Pistons’ comeback keeps playoff hopes alive

DETROIT — The Detroit Pistons overcame a 19-point halftime deficit for the first time in more than 30 years, beating the Memphis Grizzlies 100-93 on Tuesday night to keep their playoff hopes alive entering the final day of the NBA regular season.

The last time Detroit accomplished this feat was March 31, 1989, at Seattle, when the Pistons trailed by 23 points at halftime and won 111-108 on their way to an NBA championship. This Detroit team needed to come back to win just to control its own postseason fate entering Wednesday.

The game turned when Detroit (40-41) sat a hobbled Blake Griffin, who played just 18 minutes, scored five points and struggled to move well around the court before being confined to the bench the entire fourth quarter. Pistons coach Dwane Casey said later Griffin was available to return, but the star forward said after the game, “I wasn’t able to help us [Tuesday] and we’ll just take it day by day and see what happens.”

He added he wasn’t sure whether he’d be able to play in the regular-season finale at New York.

If the Pistons beat the Knicks on Wednesday, they’ll make the playoffs. They’ll also make the playoffs if they lose and Orlando beats Charlotte. If Charlotte wins and Detroit loses, the Pistons will miss the postseason for the third consecutive year.

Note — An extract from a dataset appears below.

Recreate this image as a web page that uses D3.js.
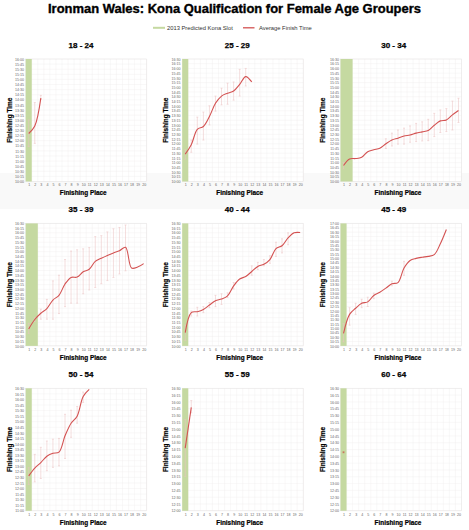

To stay in the spot where they can go win-and-in, they needed point guard Ish Smith to tie a season high with 22 points and a 20-point, 17-rebound game from Andre Drummond. And they needed a comeback they hadn’t pulled off for three decades, a time when only five current Pistons were born and Griffin was 2 weeks old.

“Is that right? I didn’t know that,” Casey said. “I just knew that, the first half, you could have won a lot of money off me on that one, but second half I just saw the fire, the intensity, the togetherness, the guys on the floor. The bench was up into it. The crowd came back in and got back into it.

“I just felt that we kept chipping away and chipping away and just that intensity was enough. Our whole motto the second half was score-stop-score and kind of fell into that.”

Detroit had no choice, reaching a level of desperation after a first half that surprised Casey with how poorly his team played. The Pistons shot 31.9 percent from the field, made only 21.1 percent of their 3-pointers and allowed the Grizzlies, who were missing eight players and dressed only 10, to shoot 56.8 percent.

Memphis led by as many as 22 points, leading to multiple rounds of boos from the Little Caesars Arena crowd, as the Grizzlies continually outhustled a Detroit team that appeared to be playing with all the urgency of a midweek, midseason game instead of a game for a playoff berth in mid-April.

“We just weren’t playing hard. There was no scheme or no missed shot that could change that,” Drummond said. “We just had to play hard and the game turned around.”

Smith, who turned in one of his best outings of the season in the do-or-die game, agreed with Drummond.

“Tonight, we played with great desperation in that second half and pulled it out,” Smith said. “So that’s not the ideal way you want to do it but if it results in a win, I’m happy.”